Indoor Version: Hide 15-20 small items (miniature skulls, plastic spiders, sealed envelopes with clue fragments) throughout your party space. Provide each team with a list. First team to find all items, or the team with the most items at the 30-minute mark, wins.
Photo Scavenger Hunt: Give each team a list of things to photograph (someone doing their best scream face, a specific decoration, two strangers in matching costume colors). Use a shared album or group chat for submissions. This gets people interacting across social circles.
Costume Contests as Structured Events
A costume contest without structure is just everyone standing around awkwardly while one person says “I guess… you win?” See our full costume contest guide for categories, judging formats, and prizes.
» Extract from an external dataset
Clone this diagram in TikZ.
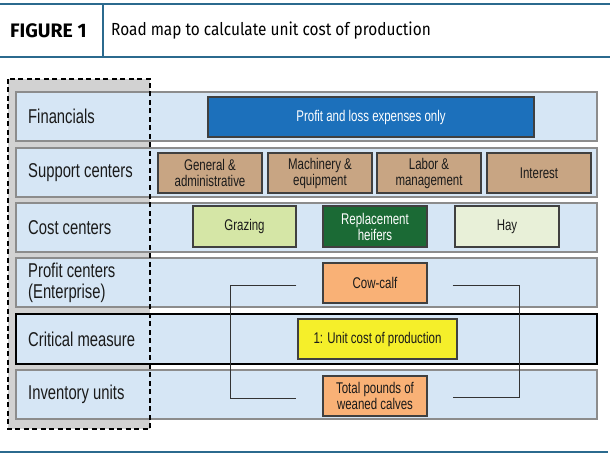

The short version: announce categories in advance, give judges scorecards, and make the judging process itself entertaining. A runway walk to dramatic music takes 30 seconds per person and transforms the contest from passive to electric.
When to Schedule Games
Timing matters more than the game itself. Here is the rough structure:
First hour (arrivals): No organized games. Let people eat, drink, and settle in. Background activities only (a trivia sheet on the bar, a “guess the number of candy corn” jar).
Hour two: If you are doing a murder mystery, this is when the first clues drop. If not, this is when you gather people for the main game (Mafia, trivia, scavenger hunt).
Hour three: Wind down the structured activity. Shift to optional, passive entertainment. This is when the horror movie goes on, the card games come out, or the conversations deepen on their own.
Do not schedule games back to back. One structured activity per party is usually enough. Two is the maximum. After that, people feel managed rather than entertained.